*PROBLEM REQUIREMENTS*. Look below for the line with "Clone this chart in Apache ECharts." and the line with "const vsValues = [800,350,1100,750,900,3700];"; repeat exactly those two lines and all lines between them, but no pictures.
━━━━━━━━━━━━━━━━━━━━━━━━━━━━━━
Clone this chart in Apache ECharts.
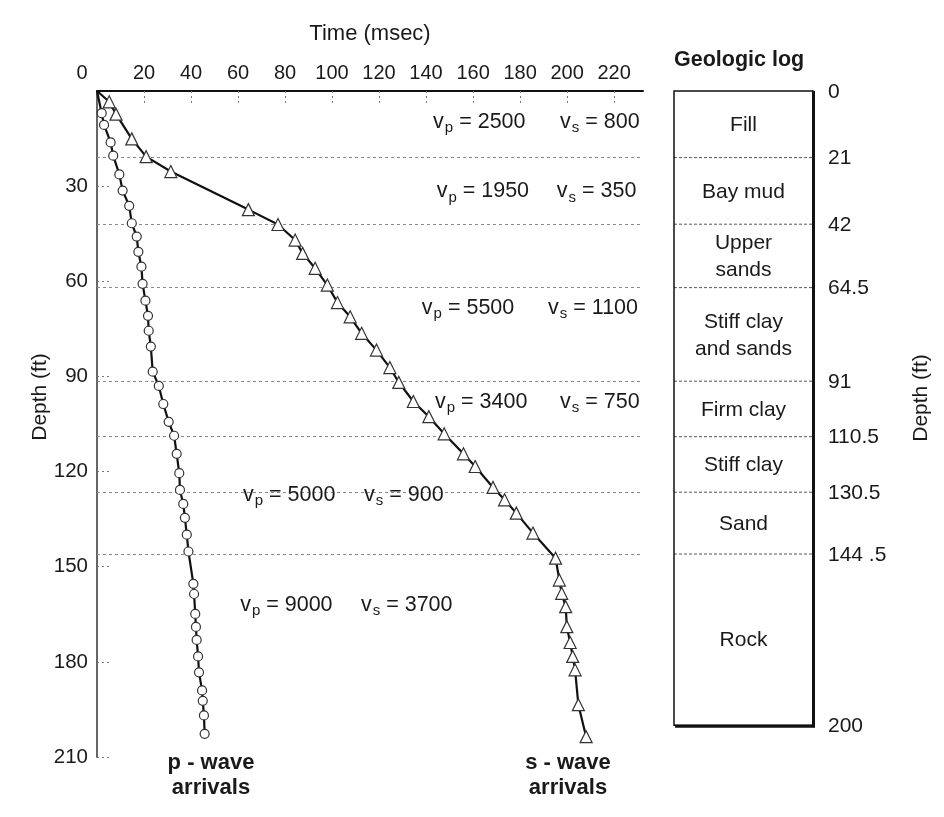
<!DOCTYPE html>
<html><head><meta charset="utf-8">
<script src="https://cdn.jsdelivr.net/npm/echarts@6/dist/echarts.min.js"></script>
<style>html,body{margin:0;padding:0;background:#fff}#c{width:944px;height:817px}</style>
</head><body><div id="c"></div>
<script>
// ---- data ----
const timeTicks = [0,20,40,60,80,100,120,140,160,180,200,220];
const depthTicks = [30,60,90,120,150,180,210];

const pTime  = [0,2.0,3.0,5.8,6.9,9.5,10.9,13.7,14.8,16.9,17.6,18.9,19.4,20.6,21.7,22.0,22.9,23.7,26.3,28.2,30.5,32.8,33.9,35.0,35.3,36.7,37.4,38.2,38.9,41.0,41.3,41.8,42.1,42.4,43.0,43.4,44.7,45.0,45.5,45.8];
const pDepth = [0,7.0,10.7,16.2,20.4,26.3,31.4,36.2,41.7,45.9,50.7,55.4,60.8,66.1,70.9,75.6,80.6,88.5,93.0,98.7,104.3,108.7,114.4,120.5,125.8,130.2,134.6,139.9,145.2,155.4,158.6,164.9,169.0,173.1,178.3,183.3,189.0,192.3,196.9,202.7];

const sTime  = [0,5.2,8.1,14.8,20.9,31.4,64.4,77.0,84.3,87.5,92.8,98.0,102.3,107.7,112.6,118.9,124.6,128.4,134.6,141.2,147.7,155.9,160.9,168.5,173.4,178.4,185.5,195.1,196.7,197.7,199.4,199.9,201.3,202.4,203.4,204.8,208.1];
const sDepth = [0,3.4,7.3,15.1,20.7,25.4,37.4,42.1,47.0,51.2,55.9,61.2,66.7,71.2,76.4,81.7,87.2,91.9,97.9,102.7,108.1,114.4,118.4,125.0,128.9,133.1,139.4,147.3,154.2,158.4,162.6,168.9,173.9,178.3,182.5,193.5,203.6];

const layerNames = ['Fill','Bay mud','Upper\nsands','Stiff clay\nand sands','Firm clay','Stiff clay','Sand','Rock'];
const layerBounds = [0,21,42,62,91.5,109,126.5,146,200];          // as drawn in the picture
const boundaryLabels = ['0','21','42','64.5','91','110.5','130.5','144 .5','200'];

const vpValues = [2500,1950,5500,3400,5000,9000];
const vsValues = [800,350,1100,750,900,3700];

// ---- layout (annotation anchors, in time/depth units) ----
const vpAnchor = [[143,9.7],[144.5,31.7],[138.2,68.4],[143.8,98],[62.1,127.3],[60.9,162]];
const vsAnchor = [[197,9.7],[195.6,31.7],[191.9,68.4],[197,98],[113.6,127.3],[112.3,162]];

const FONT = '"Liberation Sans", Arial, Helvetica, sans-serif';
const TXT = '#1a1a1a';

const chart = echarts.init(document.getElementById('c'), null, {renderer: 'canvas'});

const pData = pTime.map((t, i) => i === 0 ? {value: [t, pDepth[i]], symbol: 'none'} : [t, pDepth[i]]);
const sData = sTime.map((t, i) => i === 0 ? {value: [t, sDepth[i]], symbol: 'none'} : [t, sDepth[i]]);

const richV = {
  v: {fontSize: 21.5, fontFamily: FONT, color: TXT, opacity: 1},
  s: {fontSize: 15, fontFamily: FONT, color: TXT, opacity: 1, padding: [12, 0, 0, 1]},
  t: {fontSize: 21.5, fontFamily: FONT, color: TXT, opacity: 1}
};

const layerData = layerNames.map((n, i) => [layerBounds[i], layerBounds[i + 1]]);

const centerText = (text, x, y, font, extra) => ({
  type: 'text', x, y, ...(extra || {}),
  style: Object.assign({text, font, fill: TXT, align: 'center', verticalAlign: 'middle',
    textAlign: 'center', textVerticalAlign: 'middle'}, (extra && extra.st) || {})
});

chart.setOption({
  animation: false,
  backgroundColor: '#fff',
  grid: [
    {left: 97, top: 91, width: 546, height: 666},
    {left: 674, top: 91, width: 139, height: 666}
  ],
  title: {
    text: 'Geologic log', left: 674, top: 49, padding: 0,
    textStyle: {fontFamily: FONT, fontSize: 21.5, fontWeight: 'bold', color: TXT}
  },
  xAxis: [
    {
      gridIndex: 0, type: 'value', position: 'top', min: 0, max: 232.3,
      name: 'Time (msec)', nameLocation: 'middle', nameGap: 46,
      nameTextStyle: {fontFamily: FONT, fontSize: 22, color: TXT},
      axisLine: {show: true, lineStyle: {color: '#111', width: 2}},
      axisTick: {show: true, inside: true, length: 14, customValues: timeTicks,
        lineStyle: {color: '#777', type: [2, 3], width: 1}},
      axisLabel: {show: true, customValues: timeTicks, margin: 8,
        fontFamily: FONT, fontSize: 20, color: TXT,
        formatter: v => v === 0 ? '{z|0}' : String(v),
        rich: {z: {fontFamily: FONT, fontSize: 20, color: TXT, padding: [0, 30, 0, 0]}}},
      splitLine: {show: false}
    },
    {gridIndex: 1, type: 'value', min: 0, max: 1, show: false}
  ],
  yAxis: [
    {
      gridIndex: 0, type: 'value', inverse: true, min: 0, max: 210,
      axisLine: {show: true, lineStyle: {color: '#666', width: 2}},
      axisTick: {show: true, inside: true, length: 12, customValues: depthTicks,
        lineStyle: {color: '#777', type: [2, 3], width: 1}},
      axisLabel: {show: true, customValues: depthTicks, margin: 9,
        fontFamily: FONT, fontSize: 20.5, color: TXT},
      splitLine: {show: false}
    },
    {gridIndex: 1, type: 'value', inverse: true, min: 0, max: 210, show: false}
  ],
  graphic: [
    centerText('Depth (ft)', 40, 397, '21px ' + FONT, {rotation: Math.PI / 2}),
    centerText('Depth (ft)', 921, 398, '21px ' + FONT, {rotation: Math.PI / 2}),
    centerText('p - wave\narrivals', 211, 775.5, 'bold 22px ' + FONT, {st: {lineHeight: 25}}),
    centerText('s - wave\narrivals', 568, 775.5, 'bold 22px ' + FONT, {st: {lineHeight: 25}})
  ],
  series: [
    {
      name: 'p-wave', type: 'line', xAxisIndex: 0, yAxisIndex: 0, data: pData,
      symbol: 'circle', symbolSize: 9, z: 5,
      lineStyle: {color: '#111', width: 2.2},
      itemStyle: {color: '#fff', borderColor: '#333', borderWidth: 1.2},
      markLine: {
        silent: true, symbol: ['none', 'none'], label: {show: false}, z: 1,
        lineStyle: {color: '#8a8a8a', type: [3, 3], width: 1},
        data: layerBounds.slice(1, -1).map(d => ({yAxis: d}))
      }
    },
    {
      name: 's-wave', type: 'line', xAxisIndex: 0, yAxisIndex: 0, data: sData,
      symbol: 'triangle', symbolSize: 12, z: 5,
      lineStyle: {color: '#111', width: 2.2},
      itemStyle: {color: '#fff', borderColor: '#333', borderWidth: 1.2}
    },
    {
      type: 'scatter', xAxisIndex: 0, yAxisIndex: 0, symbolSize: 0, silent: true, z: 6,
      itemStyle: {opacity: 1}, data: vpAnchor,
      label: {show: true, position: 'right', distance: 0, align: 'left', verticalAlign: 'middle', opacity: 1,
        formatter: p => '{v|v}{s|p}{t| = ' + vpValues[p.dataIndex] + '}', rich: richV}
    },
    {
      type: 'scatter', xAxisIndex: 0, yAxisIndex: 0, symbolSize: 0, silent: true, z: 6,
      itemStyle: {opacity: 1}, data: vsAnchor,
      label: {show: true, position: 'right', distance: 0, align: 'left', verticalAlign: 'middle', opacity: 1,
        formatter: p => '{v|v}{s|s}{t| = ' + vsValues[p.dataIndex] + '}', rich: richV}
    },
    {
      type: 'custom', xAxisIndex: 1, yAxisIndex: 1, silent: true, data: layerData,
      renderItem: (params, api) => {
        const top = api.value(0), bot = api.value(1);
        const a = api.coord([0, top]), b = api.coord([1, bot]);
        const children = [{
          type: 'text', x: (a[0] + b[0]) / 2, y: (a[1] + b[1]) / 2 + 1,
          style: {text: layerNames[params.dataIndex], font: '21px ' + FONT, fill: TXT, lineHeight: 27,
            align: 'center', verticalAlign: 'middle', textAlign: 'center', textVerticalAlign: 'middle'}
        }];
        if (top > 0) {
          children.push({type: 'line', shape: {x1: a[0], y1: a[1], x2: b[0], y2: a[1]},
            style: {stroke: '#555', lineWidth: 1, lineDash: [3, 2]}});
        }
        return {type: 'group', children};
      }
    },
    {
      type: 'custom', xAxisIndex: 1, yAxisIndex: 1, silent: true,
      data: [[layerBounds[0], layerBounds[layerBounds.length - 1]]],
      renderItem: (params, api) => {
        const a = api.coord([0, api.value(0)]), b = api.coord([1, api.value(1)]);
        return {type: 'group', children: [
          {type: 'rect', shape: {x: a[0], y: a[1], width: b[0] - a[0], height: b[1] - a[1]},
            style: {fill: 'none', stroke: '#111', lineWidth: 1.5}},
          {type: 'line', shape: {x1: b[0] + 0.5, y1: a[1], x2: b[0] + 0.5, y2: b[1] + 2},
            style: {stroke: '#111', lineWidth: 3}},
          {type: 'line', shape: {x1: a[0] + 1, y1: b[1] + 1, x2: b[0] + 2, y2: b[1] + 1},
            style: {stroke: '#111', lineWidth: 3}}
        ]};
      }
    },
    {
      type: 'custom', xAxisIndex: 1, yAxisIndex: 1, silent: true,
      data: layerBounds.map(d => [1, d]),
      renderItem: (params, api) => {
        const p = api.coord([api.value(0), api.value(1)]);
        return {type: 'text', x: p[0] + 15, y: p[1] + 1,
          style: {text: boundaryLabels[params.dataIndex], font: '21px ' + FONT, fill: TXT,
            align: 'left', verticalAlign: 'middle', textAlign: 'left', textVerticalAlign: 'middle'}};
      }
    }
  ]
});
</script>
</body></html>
━━━━━━━━━━━━━━━━━━━━━━━━━━━━━━
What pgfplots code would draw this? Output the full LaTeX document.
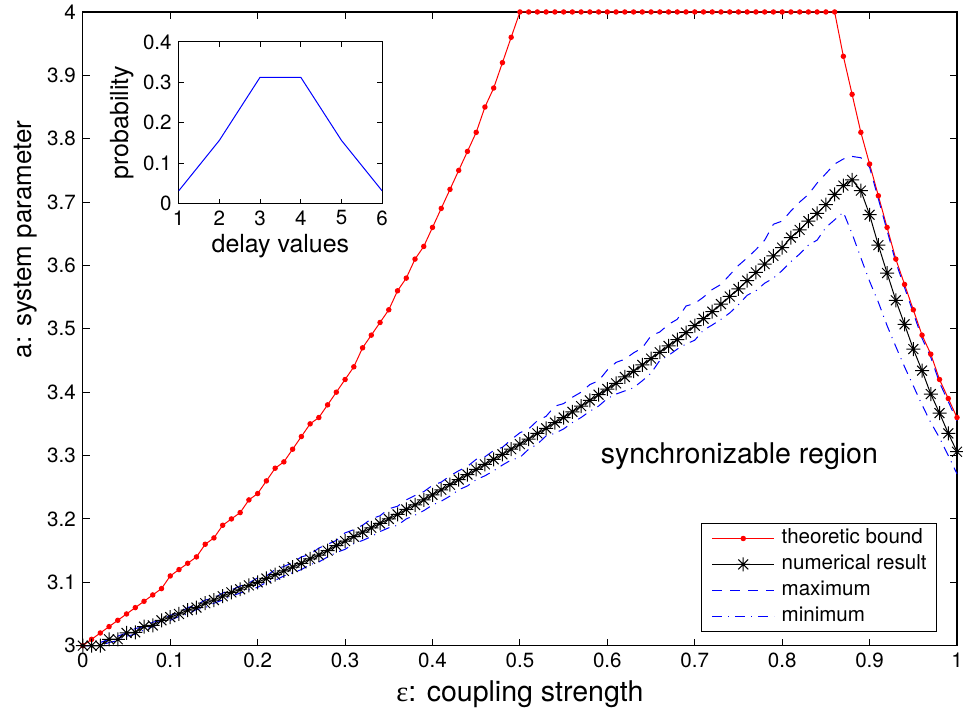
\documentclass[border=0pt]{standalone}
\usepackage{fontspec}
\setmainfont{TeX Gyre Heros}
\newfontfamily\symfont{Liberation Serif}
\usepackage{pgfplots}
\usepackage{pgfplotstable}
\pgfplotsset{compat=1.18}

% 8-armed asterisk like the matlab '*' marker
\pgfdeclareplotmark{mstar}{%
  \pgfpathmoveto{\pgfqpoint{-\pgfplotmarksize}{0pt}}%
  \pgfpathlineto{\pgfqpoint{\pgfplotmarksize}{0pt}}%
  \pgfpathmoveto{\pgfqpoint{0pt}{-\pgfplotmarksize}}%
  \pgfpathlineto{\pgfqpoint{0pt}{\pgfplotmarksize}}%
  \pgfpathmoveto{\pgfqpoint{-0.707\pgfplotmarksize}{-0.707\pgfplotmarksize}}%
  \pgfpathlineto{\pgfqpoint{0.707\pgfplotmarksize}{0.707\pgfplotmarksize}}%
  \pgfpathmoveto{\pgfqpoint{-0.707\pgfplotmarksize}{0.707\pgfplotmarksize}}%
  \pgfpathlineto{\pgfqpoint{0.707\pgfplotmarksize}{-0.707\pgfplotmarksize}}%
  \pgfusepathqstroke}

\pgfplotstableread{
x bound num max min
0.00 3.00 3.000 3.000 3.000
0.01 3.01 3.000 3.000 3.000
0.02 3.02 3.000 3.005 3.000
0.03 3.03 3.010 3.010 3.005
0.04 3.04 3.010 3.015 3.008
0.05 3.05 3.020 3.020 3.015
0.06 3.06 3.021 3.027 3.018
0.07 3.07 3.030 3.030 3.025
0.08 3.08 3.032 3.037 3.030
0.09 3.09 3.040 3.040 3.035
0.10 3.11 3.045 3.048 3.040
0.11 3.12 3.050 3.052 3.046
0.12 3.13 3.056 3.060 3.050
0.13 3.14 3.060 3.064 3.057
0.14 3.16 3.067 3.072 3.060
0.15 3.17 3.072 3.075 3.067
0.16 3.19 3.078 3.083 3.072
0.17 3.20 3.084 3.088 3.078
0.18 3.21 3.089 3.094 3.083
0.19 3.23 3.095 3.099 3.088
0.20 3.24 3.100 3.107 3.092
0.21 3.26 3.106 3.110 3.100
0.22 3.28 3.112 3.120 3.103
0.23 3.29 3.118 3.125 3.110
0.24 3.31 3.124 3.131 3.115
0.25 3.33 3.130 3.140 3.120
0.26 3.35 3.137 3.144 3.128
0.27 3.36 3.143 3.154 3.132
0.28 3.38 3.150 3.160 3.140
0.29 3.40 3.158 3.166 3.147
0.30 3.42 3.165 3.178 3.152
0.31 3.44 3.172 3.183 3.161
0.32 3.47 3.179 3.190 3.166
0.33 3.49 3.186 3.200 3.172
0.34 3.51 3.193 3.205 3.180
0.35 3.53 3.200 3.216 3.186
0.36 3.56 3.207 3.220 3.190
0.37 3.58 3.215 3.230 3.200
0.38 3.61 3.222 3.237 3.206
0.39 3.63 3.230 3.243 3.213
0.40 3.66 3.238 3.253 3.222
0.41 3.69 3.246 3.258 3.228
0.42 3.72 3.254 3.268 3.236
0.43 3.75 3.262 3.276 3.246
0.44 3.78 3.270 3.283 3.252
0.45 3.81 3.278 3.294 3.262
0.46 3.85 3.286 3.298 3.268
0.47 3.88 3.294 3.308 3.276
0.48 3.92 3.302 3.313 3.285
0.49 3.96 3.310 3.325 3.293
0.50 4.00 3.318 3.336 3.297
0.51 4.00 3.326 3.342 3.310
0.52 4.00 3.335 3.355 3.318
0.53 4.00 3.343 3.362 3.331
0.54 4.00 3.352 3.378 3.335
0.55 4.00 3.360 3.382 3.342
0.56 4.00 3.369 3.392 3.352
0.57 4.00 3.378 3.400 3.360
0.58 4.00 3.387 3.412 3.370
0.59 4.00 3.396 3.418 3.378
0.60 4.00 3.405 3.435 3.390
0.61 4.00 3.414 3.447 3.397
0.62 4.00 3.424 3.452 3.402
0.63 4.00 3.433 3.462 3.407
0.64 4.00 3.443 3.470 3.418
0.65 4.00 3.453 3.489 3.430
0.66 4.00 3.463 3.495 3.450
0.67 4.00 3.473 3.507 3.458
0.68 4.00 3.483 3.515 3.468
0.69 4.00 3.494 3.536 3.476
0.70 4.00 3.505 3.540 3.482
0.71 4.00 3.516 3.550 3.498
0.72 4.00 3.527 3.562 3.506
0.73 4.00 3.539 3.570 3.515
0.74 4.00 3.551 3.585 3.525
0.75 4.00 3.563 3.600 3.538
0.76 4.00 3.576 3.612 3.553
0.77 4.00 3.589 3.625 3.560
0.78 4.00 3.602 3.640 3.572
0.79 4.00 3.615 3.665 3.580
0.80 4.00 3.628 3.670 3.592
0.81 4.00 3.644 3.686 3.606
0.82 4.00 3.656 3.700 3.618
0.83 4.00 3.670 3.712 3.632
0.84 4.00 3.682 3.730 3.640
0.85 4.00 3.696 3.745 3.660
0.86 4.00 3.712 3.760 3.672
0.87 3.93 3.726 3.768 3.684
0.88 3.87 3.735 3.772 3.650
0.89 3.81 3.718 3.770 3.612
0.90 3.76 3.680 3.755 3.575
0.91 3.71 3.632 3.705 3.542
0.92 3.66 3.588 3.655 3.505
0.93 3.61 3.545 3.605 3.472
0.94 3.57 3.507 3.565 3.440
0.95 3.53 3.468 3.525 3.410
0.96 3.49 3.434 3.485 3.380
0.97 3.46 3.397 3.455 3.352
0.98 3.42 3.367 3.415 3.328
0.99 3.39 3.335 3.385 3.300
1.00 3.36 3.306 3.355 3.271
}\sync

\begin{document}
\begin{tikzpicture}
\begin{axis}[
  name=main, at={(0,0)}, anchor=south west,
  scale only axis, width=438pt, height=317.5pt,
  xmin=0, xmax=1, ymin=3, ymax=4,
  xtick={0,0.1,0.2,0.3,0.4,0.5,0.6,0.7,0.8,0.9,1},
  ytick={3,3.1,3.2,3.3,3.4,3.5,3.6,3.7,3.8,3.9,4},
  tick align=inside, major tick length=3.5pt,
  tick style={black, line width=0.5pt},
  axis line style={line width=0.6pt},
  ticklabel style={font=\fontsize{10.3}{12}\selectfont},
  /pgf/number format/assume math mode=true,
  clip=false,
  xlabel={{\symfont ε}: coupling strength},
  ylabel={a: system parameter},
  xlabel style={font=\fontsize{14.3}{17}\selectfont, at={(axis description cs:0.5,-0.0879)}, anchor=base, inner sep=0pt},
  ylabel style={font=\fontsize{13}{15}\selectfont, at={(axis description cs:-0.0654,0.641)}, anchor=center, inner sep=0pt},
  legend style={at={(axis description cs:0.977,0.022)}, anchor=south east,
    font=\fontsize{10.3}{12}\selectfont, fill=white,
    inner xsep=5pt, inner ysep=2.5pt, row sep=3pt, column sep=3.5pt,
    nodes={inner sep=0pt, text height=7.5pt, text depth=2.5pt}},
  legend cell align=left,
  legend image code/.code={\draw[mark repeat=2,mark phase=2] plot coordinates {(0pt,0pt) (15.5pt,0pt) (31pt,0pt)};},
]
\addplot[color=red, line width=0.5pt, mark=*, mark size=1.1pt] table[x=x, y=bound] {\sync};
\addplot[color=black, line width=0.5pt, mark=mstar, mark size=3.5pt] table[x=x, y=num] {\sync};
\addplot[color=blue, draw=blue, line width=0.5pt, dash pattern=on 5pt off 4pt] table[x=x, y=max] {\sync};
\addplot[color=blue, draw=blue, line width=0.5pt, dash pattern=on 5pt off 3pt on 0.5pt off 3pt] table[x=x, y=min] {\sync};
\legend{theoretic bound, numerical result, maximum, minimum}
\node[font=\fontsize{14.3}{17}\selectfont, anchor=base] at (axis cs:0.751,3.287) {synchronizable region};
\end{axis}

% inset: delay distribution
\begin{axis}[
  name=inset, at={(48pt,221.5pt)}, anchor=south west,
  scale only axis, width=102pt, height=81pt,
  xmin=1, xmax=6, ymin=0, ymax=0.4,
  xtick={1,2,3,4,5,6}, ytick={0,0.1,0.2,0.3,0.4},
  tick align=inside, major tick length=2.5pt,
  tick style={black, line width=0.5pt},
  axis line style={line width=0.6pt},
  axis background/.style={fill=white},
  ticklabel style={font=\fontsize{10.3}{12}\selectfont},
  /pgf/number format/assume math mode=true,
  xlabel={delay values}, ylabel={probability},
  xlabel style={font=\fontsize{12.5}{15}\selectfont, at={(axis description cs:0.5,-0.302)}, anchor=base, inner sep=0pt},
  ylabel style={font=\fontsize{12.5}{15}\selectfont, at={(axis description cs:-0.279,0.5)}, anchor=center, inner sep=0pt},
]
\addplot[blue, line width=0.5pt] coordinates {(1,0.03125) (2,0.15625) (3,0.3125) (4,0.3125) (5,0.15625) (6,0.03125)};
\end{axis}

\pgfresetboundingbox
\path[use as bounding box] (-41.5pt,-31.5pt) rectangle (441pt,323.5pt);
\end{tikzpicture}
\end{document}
━━━━━━━━━━━━━━━━━━━━━━━━━━━━━━
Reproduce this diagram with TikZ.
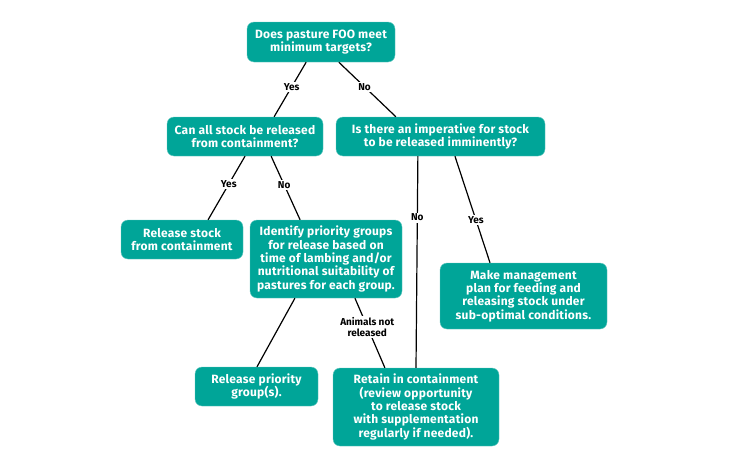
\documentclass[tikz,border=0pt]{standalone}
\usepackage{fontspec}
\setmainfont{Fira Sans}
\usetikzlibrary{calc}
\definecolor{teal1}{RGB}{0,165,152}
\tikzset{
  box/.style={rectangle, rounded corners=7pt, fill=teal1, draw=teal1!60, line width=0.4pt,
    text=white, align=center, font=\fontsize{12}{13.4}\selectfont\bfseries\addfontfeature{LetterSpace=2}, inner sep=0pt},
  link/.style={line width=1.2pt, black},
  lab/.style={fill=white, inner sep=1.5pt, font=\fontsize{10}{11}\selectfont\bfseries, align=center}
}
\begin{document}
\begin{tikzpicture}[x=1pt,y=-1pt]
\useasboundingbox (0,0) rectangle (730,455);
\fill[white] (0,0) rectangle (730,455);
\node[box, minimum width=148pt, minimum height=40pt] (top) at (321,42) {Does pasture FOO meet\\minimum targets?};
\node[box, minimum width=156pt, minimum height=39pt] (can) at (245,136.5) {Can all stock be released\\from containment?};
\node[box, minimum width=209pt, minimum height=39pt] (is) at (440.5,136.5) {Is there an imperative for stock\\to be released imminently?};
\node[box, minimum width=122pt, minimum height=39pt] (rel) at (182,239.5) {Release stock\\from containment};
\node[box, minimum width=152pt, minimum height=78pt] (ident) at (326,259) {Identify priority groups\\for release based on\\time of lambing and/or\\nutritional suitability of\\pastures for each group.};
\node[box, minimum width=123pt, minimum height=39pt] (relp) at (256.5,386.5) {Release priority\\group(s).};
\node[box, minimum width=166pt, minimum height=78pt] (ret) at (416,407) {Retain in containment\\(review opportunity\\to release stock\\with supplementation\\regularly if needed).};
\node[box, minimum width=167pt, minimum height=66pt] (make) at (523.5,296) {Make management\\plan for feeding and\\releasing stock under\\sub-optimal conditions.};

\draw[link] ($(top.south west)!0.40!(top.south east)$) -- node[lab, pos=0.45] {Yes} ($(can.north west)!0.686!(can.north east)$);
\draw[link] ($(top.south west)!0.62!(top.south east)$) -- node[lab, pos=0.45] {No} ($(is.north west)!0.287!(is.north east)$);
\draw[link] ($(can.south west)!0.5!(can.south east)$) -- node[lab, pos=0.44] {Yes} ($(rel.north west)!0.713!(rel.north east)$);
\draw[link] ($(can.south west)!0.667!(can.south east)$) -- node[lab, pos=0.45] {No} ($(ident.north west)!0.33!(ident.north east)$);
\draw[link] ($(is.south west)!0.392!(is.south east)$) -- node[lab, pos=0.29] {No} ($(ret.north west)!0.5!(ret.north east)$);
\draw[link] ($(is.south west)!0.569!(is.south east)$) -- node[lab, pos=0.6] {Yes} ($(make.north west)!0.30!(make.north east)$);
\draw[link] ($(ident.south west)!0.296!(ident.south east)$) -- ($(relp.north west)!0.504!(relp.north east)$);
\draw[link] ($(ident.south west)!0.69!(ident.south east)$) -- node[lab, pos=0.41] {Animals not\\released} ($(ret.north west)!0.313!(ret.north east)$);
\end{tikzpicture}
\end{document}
━━━━━━━━━━━━━━━━━━━━━━━━━━━━━━
*EXERCISE SOLUTION*.
Clone this chart in Apache ECharts.
<!DOCTYPE html>
<html><head><meta charset="utf-8">
<script src="https://cdn.jsdelivr.net/npm/echarts@6/dist/echarts.min.js"></script>
<style>html,body{margin:0;padding:0;background:#fff}#c{width:944px;height:817px}</style>
</head><body><div id="c"></div>
<script>
// ---- data ----
const timeTicks = [0,20,40,60,80,100,120,140,160,180,200,220];
const depthTicks = [30,60,90,120,150,180,210];

const pTime  = [0,2.0,3.0,5.8,6.9,9.5,10.9,13.7,14.8,16.9,17.6,18.9,19.4,20.6,21.7,22.0,22.9,23.7,26.3,28.2,30.5,32.8,33.9,35.0,35.3,36.7,37.4,38.2,38.9,41.0,41.3,41.8,42.1,42.4,43.0,43.4,44.7,45.0,45.5,45.8];
const pDepth = [0,7.0,10.7,16.2,20.4,26.3,31.4,36.2,41.7,45.9,50.7,55.4,60.8,66.1,70.9,75.6,80.6,88.5,93.0,98.7,104.3,108.7,114.4,120.5,125.8,130.2,134.6,139.9,145.2,155.4,158.6,164.9,169.0,173.1,178.3,183.3,189.0,192.3,196.9,202.7];

const sTime  = [0,5.2,8.1,14.8,20.9,31.4,64.4,77.0,84.3,87.5,92.8,98.0,102.3,107.7,112.6,118.9,124.6,128.4,134.6,141.2,147.7,155.9,160.9,168.5,173.4,178.4,185.5,195.1,196.7,197.7,199.4,199.9,201.3,202.4,203.4,204.8,208.1];
const sDepth = [0,3.4,7.3,15.1,20.7,25.4,37.4,42.1,47.0,51.2,55.9,61.2,66.7,71.2,76.4,81.7,87.2,91.9,97.9,102.7,108.1,114.4,118.4,125.0,128.9,133.1,139.4,147.3,154.2,158.4,162.6,168.9,173.9,178.3,182.5,193.5,203.6];

const layerNames = ['Fill','Bay mud','Upper\nsands','Stiff clay\nand sands','Firm clay','Stiff clay','Sand','Rock'];
const layerBounds = [0,21,42,62,91.5,109,126.5,146,200];          // as drawn in the picture
const boundaryLabels = ['0','21','42','64.5','91','110.5','130.5','144 .5','200'];

const vpValues = [2500,1950,5500,3400,5000,9000];
const vsValues = [800,350,1100,750,900,3700];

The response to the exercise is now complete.